Material:
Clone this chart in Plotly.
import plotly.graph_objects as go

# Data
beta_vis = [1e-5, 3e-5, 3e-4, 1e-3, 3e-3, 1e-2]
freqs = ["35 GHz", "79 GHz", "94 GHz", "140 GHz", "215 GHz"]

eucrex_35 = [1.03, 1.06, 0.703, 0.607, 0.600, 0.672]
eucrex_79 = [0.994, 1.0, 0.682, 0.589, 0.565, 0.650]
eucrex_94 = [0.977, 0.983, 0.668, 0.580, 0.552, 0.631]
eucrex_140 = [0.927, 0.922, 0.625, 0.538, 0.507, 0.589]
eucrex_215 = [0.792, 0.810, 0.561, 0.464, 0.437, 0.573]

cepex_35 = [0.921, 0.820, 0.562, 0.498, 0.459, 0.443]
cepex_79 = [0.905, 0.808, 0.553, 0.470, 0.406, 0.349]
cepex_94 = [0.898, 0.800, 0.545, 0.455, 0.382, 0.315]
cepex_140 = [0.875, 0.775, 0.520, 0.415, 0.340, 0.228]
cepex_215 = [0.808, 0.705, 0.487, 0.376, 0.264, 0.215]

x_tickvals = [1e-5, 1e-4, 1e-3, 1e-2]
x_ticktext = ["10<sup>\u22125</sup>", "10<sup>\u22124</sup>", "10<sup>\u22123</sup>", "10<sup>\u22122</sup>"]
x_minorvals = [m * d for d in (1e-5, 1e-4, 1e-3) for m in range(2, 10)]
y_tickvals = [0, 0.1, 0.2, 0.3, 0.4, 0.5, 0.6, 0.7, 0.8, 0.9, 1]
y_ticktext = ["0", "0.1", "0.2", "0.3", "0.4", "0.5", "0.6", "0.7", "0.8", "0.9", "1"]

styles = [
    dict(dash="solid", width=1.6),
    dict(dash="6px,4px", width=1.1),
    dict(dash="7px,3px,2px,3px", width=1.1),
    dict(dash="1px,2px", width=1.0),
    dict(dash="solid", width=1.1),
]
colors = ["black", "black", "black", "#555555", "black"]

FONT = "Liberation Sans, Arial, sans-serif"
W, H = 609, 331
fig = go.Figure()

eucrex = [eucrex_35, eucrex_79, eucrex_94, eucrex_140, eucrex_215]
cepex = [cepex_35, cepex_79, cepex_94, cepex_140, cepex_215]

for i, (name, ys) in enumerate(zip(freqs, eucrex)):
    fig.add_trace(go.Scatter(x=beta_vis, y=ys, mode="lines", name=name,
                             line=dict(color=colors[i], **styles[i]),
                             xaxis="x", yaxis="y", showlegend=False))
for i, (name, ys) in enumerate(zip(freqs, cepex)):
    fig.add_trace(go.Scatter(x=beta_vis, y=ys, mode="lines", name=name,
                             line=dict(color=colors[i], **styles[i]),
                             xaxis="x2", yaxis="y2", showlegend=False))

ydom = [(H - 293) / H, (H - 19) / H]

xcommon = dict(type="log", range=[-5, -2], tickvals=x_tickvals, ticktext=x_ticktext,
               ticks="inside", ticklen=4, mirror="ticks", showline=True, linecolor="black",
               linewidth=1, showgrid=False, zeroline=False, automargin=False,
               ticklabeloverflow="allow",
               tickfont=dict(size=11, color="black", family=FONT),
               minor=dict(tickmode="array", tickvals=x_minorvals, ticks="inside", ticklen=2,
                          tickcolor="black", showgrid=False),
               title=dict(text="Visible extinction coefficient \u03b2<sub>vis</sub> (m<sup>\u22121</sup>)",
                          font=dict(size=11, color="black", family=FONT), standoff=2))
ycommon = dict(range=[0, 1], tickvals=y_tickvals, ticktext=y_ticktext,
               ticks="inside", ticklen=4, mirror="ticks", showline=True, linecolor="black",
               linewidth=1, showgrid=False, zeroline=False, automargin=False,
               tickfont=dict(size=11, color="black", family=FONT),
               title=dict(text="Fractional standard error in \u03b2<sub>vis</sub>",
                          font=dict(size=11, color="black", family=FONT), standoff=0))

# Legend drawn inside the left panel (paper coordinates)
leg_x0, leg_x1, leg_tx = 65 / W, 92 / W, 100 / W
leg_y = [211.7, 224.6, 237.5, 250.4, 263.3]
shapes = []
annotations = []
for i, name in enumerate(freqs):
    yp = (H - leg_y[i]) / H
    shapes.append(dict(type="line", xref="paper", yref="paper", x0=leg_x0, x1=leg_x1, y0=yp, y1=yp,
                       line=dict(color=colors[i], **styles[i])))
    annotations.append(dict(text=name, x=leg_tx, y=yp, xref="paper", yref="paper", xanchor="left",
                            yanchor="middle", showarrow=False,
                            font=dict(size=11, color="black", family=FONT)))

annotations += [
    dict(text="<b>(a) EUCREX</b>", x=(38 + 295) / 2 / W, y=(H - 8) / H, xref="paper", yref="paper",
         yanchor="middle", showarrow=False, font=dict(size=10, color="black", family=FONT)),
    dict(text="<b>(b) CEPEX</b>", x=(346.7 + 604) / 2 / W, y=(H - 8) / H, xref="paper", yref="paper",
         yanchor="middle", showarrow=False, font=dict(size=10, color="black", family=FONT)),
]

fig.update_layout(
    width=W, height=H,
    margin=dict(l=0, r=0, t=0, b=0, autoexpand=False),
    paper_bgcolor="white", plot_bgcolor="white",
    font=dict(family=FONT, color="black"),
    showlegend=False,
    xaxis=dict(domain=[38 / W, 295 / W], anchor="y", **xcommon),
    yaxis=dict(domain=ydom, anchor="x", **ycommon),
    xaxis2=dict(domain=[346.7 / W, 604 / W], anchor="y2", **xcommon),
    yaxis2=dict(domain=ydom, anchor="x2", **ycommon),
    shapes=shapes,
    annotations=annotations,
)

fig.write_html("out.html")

Problem to solve: All of the material must be reproduced exactly.

Output below:
Clone this chart in Plotly.
import plotly.graph_objects as go

# Data
beta_vis = [1e-5, 3e-5, 3e-4, 1e-3, 3e-3, 1e-2]
freqs = ["35 GHz", "79 GHz", "94 GHz", "140 GHz", "215 GHz"]

eucrex_35 = [1.03, 1.06, 0.703, 0.607, 0.600, 0.672]
eucrex_79 = [0.994, 1.0, 0.682, 0.589, 0.565, 0.650]
eucrex_94 = [0.977, 0.983, 0.668, 0.580, 0.552, 0.631]
eucrex_140 = [0.927, 0.922, 0.625, 0.538, 0.507, 0.589]
eucrex_215 = [0.792, 0.810, 0.561, 0.464, 0.437, 0.573]

cepex_35 = [0.921, 0.820, 0.562, 0.498, 0.459, 0.443]
cepex_79 = [0.905, 0.808, 0.553, 0.470, 0.406, 0.349]
cepex_94 = [0.898, 0.800, 0.545, 0.455, 0.382, 0.315]
cepex_140 = [0.875, 0.775, 0.520, 0.415, 0.340, 0.228]
cepex_215 = [0.808, 0.705, 0.487, 0.376, 0.264, 0.215]

x_tickvals = [1e-5, 1e-4, 1e-3, 1e-2]
x_ticktext = ["10<sup>\u22125</sup>", "10<sup>\u22124</sup>", "10<sup>\u22123</sup>", "10<sup>\u22122</sup>"]
x_minorvals = [m * d for d in (1e-5, 1e-4, 1e-3) for m in range(2, 10)]
y_tickvals = [0, 0.1, 0.2, 0.3, 0.4, 0.5, 0.6, 0.7, 0.8, 0.9, 1]
y_ticktext = ["0", "0.1", "0.2", "0.3", "0.4", "0.5", "0.6", "0.7", "0.8", "0.9", "1"]

styles = [
    dict(dash="solid", width=1.6),
    dict(dash="6px,4px", width=1.1),
    dict(dash="7px,3px,2px,3px", width=1.1),
    dict(dash="1px,2px", width=1.0),
    dict(dash="solid", width=1.1),
]
colors = ["black", "black", "black", "#555555", "black"]

FONT = "Liberation Sans, Arial, sans-serif"
W, H = 609, 331
fig = go.Figure()

eucrex = [eucrex_35, eucrex_79, eucrex_94, eucrex_140, eucrex_215]
cepex = [cepex_35, cepex_79, cepex_94, cepex_140, cepex_215]

for i, (name, ys) in enumerate(zip(freqs, eucrex)):
    fig.add_trace(go.Scatter(x=beta_vis, y=ys, mode="lines", name=name,
                             line=dict(color=colors[i], **styles[i]),
                             xaxis="x", yaxis="y", showlegend=False))
for i, (name, ys) in enumerate(zip(freqs, cepex)):
    fig.add_trace(go.Scatter(x=beta_vis, y=ys, mode="lines", name=name,
                             line=dict(color=colors[i], **styles[i]),
                             xaxis="x2", yaxis="y2", showlegend=False))

ydom = [(H - 293) / H, (H - 19) / H]

xcommon = dict(type="log", range=[-5, -2], tickvals=x_tickvals, ticktext=x_ticktext,
               ticks="inside", ticklen=4, mirror="ticks", showline=True, linecolor="black",
               linewidth=1, showgrid=False, zeroline=False, automargin=False,
               ticklabeloverflow="allow",
               tickfont=dict(size=11, color="black", family=FONT),
               minor=dict(tickmode="array", tickvals=x_minorvals, ticks="inside", ticklen=2,
                          tickcolor="black", showgrid=False),
               title=dict(text="Visible extinction coefficient \u03b2<sub>vis</sub> (m<sup>\u22121</sup>)",
                          font=dict(size=11, color="black", family=FONT), standoff=2))
ycommon = dict(range=[0, 1], tickvals=y_tickvals, ticktext=y_ticktext,
               ticks="inside", ticklen=4, mirror="ticks", showline=True, linecolor="black",
               linewidth=1, showgrid=False, zeroline=False, automargin=False,
               tickfont=dict(size=11, color="black", family=FONT),
               title=dict(text="Fractional standard error in \u03b2<sub>vis</sub>",
                          font=dict(size=11, color="black", family=FONT), standoff=0))

# Legend drawn inside the left panel (paper coordinates)
leg_x0, leg_x1, leg_tx = 65 / W, 92 / W, 100 / W
leg_y = [211.7, 224.6, 237.5, 250.4, 263.3]
shapes = []
annotations = []
for i, name in enumerate(freqs):
    yp = (H - leg_y[i]) / H
    shapes.append(dict(type="line", xref="paper", yref="paper", x0=leg_x0, x1=leg_x1, y0=yp, y1=yp,
                       line=dict(color=colors[i], **styles[i])))
    annotations.append(dict(text=name, x=leg_tx, y=yp, xref="paper", yref="paper", xanchor="left",
                            yanchor="middle", showarrow=False,
                            font=dict(size=11, color="black", family=FONT)))

annotations += [
    dict(text="<b>(a) EUCREX</b>", x=(38 + 295) / 2 / W, y=(H - 8) / H, xref="paper", yref="paper",
         yanchor="middle", showarrow=False, font=dict(size=10, color="black", family=FONT)),
    dict(text="<b>(b) CEPEX</b>", x=(346.7 + 604) / 2 / W, y=(H - 8) / H, xref="paper", yref="paper",
         yanchor="middle", showarrow=False, font=dict(size=10, color="black", family=FONT)),
]

fig.update_layout(
    width=W, height=H,
    margin=dict(l=0, r=0, t=0, b=0, autoexpand=False),
    paper_bgcolor="white", plot_bgcolor="white",
    font=dict(family=FONT, color="black"),
    showlegend=False,
    xaxis=dict(domain=[38 / W, 295 / W], anchor="y", **xcommon),
    yaxis=dict(domain=ydom, anchor="x", **ycommon),
    xaxis2=dict(domain=[346.7 / W, 604 / W], anchor="y2", **xcommon),
    yaxis2=dict(domain=ydom, anchor="x2", **ycommon),
    shapes=shapes,
    annotations=annotations,
)

fig.write_html("out.html")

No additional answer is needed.